Rathbun pointed out that McMillen is already performing the duties in question and is certainly capable of continuing to do so if she is directed to by Homan. When asked if the change would be a hardship to the clerk’s office or cause an adversarial relationship, McMillen responded, “Scott has said if those duties are removed from the clerk’s office he won’t participate in those duties. I hope our relationship wouldn’t change. We work well together. I’d like to think we would work it out.”

The Deputy Treasurer, Cullin Chapple was up next, taking the “hot seat” for questioning by the committee. “What I did was take the statutory duties, list them, what my day looks like,” he said.

“As far as non-statutory duties, I don’t have any, except dog licenses. Everything I do is statutory duties. He said the majority of what he does has to do with the first statutory duty, the collection of real or personal property tax. He said this task is performed in issuing checks and making deposits. He said the statutory duty of investing is done by Warren Smith and Bill. He said he was never involved in that while former full-time treasurer Jim Stover was in office.

Jon explained that after Jim Stover resigned from the job to take another position, Jack Hagedorn took over the job and worked a part time schedule of about 12 hours a week. Chapple said he took over many of the jobs formerly performed by Stover and that Hagedorn, rather than doing the work himself was more of an overseer or mentor to the duties.

Rathbun asked if Chapple were performing the same duties under a part time treasurer as he is under Brinkman, who claims the job demands a full-time treasurer at the former pay scale of Stover. Chapple said his work, since the switch between Hagedorn and Brinkman, is “exactly the same.”

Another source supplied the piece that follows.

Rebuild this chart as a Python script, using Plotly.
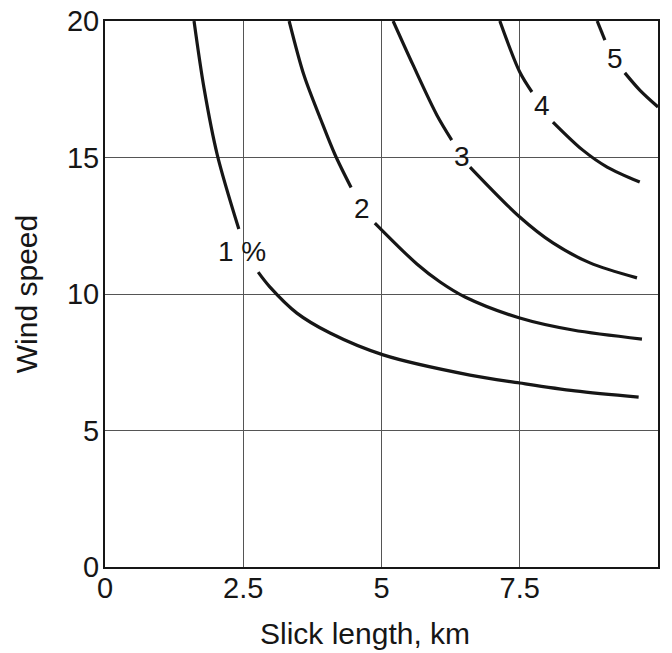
import plotly.graph_objects as go

# Slick length (km) vs wind speed, one curve per percentage level.
# Each curve is drawn as two pieces, broken where its label sits.
levels = ["1 %", "2", "3", "4", "5"]

c1_upper_x = [1.61, 1.79, 2.03, 2.42]
c1_upper_y = [20.0, 17.55, 15.1, 12.38]
c1_lower_x = [2.77, 2.98, 3.47, 4.07, 5.03, 6.60, 7.50, 8.50, 9.65]
c1_lower_y = [10.8, 10.26, 9.30, 8.57, 7.77, 7.03, 6.74, 6.45, 6.22]

c2_upper_x = [3.33, 3.60, 3.90, 4.16, 4.45]
c2_upper_y = [20.0, 18.0, 16.4, 15.1, 13.9]
c2_lower_x = [4.88, 5.64, 6.06, 6.51, 7.50, 8.46, 9.71]
c2_lower_y = [12.6, 11.1, 10.44, 9.89, 9.12, 8.68, 8.35]

c3_upper_x = [5.21, 5.57, 6.00, 6.27]
c3_upper_y = [20.0, 18.39, 16.56, 15.64]
c3_lower_x = [6.60, 7.50, 8.10, 8.77, 9.62]
c3_lower_y = [14.65, 12.82, 11.87, 11.14, 10.59]

c4_upper_x = [7.14, 7.50, 7.72]
c4_upper_y = [20.0, 18.13, 17.4]
c4_lower_x = [8.10, 8.64, 9.08, 9.67]
c4_lower_y = [16.3, 15.27, 14.65, 14.1]

c5_upper_x = [8.90, 9.04]
c5_upper_y = [20.0, 19.3]
c5_lower_x = [9.40, 9.67, 10.0]
c5_lower_y = [18.1, 17.47, 16.85]

# label positions on each curve (x km, y wind speed)
label_x = [2.48, 4.65, 6.46, 7.90, 9.22]
label_y = [11.54, 13.15, 15.05, 16.90, 18.64]

x_ticks = [0, 2.5, 5, 7.5, 10]
x_tick_text = ["0", "2.5", "5", "7.5", "10"]
y_ticks = [0, 5, 10, 15, 20]
y_tick_text = ["0", "5", "10", "15", "20"]

x_title = "Slick length, km"
y_title = "Wind speed"

curves = [
    (c1_upper_x, c1_upper_y, c1_lower_x, c1_lower_y),
    (c2_upper_x, c2_upper_y, c2_lower_x, c2_lower_y),
    (c3_upper_x, c3_upper_y, c3_lower_x, c3_lower_y),
    (c4_upper_x, c4_upper_y, c4_lower_x, c4_lower_y),
    (c5_upper_x, c5_upper_y, c5_lower_x, c5_lower_y),
]

FONT = "Liberation Sans, Arial, sans-serif"
INK = "#161616"

fig = go.Figure()
for name, (ux, uy, lx, ly) in zip(levels, curves):
    for xs, ys in ((ux, uy), (lx, ly)):
        fig.add_trace(go.Scatter(
            x=xs, y=ys, mode="lines", name=name, showlegend=False,
            line=dict(color=INK, width=3.2, shape="spline", smoothing=0.9),
            hoverinfo="skip",
        ))

for text, lx, ly in zip(levels, label_x, label_y):
    fig.add_annotation(
        x=lx, y=ly, text=text, showarrow=False,
        font=dict(family=FONT, size=28, color=INK),
        xanchor="center", yanchor="middle",
    )

# x-axis title sits a little left of the plot centre
fig.add_annotation(
    x=0.5, y=0, xref="paper", yref="paper", text=x_title, showarrow=False,
    font=dict(family=FONT, size=30, color=INK),
    xanchor="center", yanchor="middle", xshift=-17, yshift=-66,
)

axis_common = dict(
    showline=True, linecolor=INK, linewidth=2, mirror=True,
    showgrid=True, gridcolor="#555555", gridwidth=1,
    zeroline=False, ticks="",
    tickfont=dict(family=FONT, size=29, color=INK),
)

fig.update_xaxes(
    range=[0, 10], tickvals=x_ticks, ticktext=x_tick_text,
    ticklabelstandoff=-6,
    **axis_common,
)
fig.update_yaxes(
    range=[0, 20], tickvals=y_ticks, ticktext=y_tick_text,
    title=dict(text=y_title, font=dict(family=FONT, size=30, color=INK), standoff=20),
    ticklabelstandoff=-2,
    **axis_common,
)

fig.update_layout(
    width=672, height=653,
    margin=dict(l=105, r=14, t=21, b=86, autoexpand=False),
    paper_bgcolor="white", plot_bgcolor="white",
    showlegend=False,
)

fig.write_html("out.html")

Homan said he wanted to clarify. “To be very specific, you weren’t given the opportunity to do certain duties [under Stover] but now you have learned them and you do them? Chapple affirmed the information, noting that he is a Certified Professional Treasurer for the State of Michigan, the Michigan version of national accreditation to be proficient at the job.

Warren Smith, Township Accounting Manager, said it is common for professional people within a township as large as Plainfield to do the duties of clerk and treasurer rather than the elected official. “A lot of things are done that way to make sure they are done correctly,” he stated. Smith said it is also good practice not to allow one person the ability to do too many things. He used the example of banking, which requires two people and wire transfers as another. The system is designed at the recommendation of auditors to keep one person from having the ability to “get away with something if they tried to.”

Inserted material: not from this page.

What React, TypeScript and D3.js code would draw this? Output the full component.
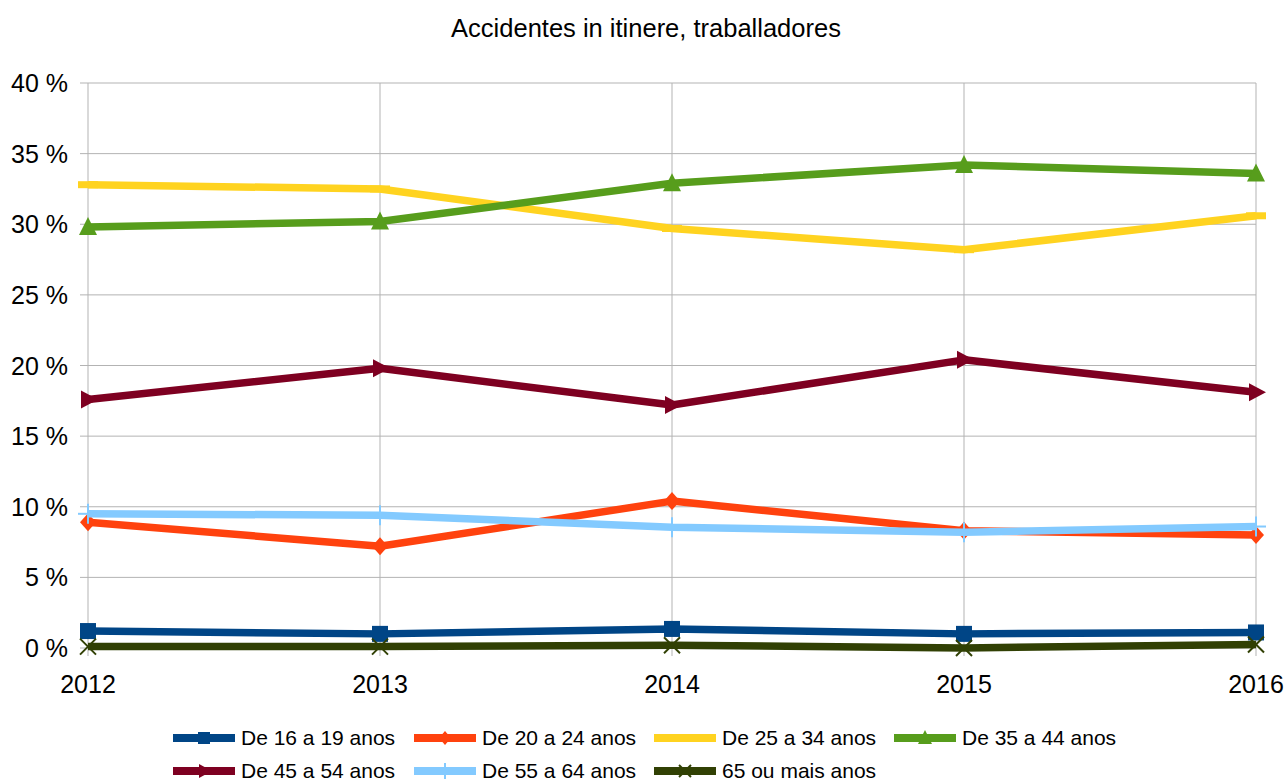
import React from "react";
import * as d3 from "d3";

const years = ["2012", "2013", "2014", "2015", "2016"];
const seriesNames = [
  "De 16 a 19 anos",
  "De 20 a 24 anos",
  "De 25 a 34 anos",
  "De 35 a 44 anos",
  "De 45 a 54 anos",
  "De 55 a 64 anos",
  "65 ou mais anos",
];
const v16_19 = [1.2, 1.0, 1.35, 1.0, 1.1];
const v20_24 = [8.9, 7.2, 10.4, 8.3, 8.0];
const v25_34 = [32.8, 32.5, 29.7, 28.2, 30.6];
const v35_44 = [29.8, 30.2, 32.9, 34.2, 33.6];
const v45_54 = [17.6, 19.8, 17.2, 20.4, 18.1];
const v55_64 = [9.5, 9.4, 8.55, 8.2, 8.6];
const v65 = [0.1, 0.1, 0.2, 0.0, 0.25];
const seriesValues = [v16_19, v20_24, v25_34, v35_44, v45_54, v55_64, v65];
const colors = ["#004586", "#ff420e", "#ffd320", "#579d1c", "#7e0021", "#83caff", "#314004"];
const markers = ["square", "diamond", "hbar", "triangle", "arrow", "plus", "cross"];
const yTicks = [0, 5, 10, 15, 20, 25, 30, 35, 40];

function Marker({ kind, x, y, color, s }: { kind: string; x: number; y: number; color: string; s: number }) {
  const h = s / 2;
  switch (kind) {
    case "square":
      return <rect x={x - h} y={y - h} width={s} height={s} fill={color} />;
    case "diamond":
      return <path d={`M${x},${y - h - 1}L${x + h},${y}L${x},${y + h + 1}L${x - h},${y}Z`} fill={color} />;
    case "hbar":
      return <rect x={x - h - 2} y={y - 3.5} width={s + 4} height={7} fill={color} />;
    case "triangle":
      return <path d={`M${x},${y - h - 2}L${x + h + 1},${y + h}L${x - h - 1},${y + h}Z`} fill={color} />;
    case "arrow":
      return <path d={`M${x + h + 2},${y}L${x - h + 1},${y - h - 1}L${x - h + 1},${y + h + 1}Z`} fill={color} />;
    case "plus":
      return (
        <g stroke={color} strokeWidth={2}>
          <line x1={x} x2={x} y1={y - h - 2} y2={y + h + 2} />
          <line x1={x - h - 2} x2={x + h + 2} y1={y} y2={y} />
        </g>
      );
    case "cross":
      return (
        <g stroke={color} strokeWidth={2}>
          <line x1={x - h} x2={x + h} y1={y - h} y2={y + h} />
          <line x1={x - h} x2={x + h} y1={y + h} y2={y - h} />
        </g>
      );
  }
  return null;
}

export default function App() {
  const W = 1285, H = 781;
  const x = d3.scalePoint<string>().domain(years).range([88, 1256]);
  const y = d3.scaleLinear().domain([0, 40]).range([648, 83]);
  const line = d3
    .line<number>()
    .x((_, i) => x(years[i]) as number)
    .y((d) => y(d));
  const font = "'Liberation Sans', Arial, sans-serif";

  const legendX = [173, 414, 654, 894];
  const legendY = [738, 771];

  return (
    <svg width={W} height={H} style={{ position: "absolute", left: 0, top: 0, background: "#fff" }} fontFamily={font}>
      <rect width={W} height={H} fill="#fff" />
      <text x={646} y={37} textAnchor="middle" fontSize={25.5} fill="#000">
        Accidentes in itinere, traballadores
      </text>
      {yTicks.map((t) => (
        <g key={t}>
          <line x1={80} x2={1256} y1={y(t)} y2={y(t)} stroke="#b3b3b3" strokeWidth={1} />
          <text x={68} y={y(t) + 9} textAnchor="end" fontSize={25} fill="#000">
            {t} %
          </text>
        </g>
      ))}
      {years.map((yr) => (
        <line key={yr} x1={x(yr)} x2={x(yr)} y1={83} y2={656} stroke="#b3b3b3" strokeWidth={1} />
      ))}
      {years.map((yr) => (
        <text key={yr} x={x(yr)} y={693} textAnchor="middle" fontSize={25} fill="#000">
          {yr}
        </text>
      ))}
      {seriesValues.map((vals, si) => (
        <g key={si}>
          <path d={line(vals) || ""} fill="none" stroke={colors[si]} strokeWidth={7.5} strokeLinejoin="round" />
          {vals.map((v, i) => (
            <Marker key={i} kind={markers[si]} x={x(years[i]) as number} y={y(v)} color={colors[si]} s={16} />
          ))}
        </g>
      ))}
      {seriesNames.map((name, i) => {
        const lx = legendX[i % 4];
        const ly = legendY[Math.floor(i / 4)];
        return (
          <g key={name}>
            <line x1={lx} x2={lx + 62} y1={ly} y2={ly} stroke={colors[i]} strokeWidth={8} />
            <Marker kind={markers[i]} x={lx + 31} y={ly} color={colors[i]} s={12} />
            <text x={lx + 68} y={ly + 7} fontSize={21} fill="#000">
              {name}
            </text>
          </g>
        );
      })}
    </svg>
  );
}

Homan said in summation that it is clear the township probably has room for improvements, there always is, but it certainly isn’t broke. He said the township is adequately staffed. He said in his 40 years in township government work he has seen staff added, but that coincided with the adding of services. “I don’t need three people in my office on the chance that someone might come in. We don’t have a lot of fat and fluff. We have shrunk over the last ten years.”

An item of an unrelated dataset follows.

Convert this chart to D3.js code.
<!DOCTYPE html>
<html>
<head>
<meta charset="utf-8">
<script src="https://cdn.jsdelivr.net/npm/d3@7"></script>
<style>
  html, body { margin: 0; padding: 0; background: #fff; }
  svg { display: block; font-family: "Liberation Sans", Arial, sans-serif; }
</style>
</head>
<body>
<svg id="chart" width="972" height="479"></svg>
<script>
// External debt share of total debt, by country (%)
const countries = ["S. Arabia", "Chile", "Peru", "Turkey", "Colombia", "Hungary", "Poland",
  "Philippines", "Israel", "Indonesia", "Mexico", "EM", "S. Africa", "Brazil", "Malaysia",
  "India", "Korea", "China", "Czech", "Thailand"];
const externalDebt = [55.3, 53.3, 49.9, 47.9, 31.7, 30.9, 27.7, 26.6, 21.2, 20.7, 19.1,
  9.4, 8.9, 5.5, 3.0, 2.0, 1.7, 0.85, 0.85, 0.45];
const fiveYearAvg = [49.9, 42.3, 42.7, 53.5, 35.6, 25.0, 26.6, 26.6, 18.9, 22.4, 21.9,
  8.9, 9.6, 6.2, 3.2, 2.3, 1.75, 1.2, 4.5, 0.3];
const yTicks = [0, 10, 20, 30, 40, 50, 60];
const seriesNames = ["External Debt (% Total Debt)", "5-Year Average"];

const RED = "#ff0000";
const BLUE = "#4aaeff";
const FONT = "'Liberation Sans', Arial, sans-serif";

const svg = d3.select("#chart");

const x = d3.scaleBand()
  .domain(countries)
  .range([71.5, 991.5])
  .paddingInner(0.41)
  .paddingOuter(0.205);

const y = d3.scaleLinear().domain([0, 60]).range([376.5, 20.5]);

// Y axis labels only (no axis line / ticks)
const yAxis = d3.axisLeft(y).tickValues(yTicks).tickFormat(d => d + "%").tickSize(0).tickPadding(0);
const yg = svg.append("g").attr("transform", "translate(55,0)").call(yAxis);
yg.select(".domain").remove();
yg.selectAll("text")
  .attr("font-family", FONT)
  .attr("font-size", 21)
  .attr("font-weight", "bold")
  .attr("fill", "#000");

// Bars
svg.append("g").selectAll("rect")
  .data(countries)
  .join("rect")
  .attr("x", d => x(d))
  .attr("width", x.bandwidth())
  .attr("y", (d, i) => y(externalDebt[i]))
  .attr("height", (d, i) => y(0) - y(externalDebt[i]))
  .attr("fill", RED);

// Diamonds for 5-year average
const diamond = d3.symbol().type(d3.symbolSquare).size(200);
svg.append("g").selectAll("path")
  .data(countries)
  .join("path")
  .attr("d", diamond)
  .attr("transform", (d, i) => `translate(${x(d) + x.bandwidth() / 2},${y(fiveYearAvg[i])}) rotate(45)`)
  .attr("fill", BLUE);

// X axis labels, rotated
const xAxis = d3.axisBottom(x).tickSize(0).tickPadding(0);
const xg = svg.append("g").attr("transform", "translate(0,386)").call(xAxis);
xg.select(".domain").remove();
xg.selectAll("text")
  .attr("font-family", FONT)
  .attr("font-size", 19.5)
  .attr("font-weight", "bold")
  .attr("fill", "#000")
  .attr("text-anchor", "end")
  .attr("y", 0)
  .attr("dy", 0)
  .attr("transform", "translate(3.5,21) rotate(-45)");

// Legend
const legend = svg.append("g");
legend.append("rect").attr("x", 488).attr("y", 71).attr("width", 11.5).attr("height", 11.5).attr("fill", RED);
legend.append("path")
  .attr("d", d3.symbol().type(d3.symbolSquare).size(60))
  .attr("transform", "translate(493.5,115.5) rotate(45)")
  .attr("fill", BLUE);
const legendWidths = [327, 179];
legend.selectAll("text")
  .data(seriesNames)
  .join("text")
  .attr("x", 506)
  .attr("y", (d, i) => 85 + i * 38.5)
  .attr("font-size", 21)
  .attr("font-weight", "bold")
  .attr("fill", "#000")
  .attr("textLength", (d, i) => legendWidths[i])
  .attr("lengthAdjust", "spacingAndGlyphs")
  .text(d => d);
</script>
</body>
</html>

Rathbun said he had a few comments as well. “When I first became involved in April and May I had very little understanding. I thought the clerk and treasurer actually did all that work. I didn’t understand there was staff. I Clearly understand the strategy of the former board to break down these power structures that build up over time and cost the citizens of the township more money.”

He agreed with the decision to break down statutory and non-statutory duties and that having them spelled out clearly makes things “less political.”

“I certainly don’t see going back to the high salaries of the old day, certainly not going back to 2008,” he said.

Mike Dood, member of the Compensation Committee, said he appreciated the information regarding the work of non-statutory and statutory duties and as a former member of a school board saw the same scenario in place. “It took us about four years to get rid of the good old boys club and back to the people you hired to do the job. He stated, “As an elected official it is your job to do the job of the township, not the job of the people who elected you or a special interest group.”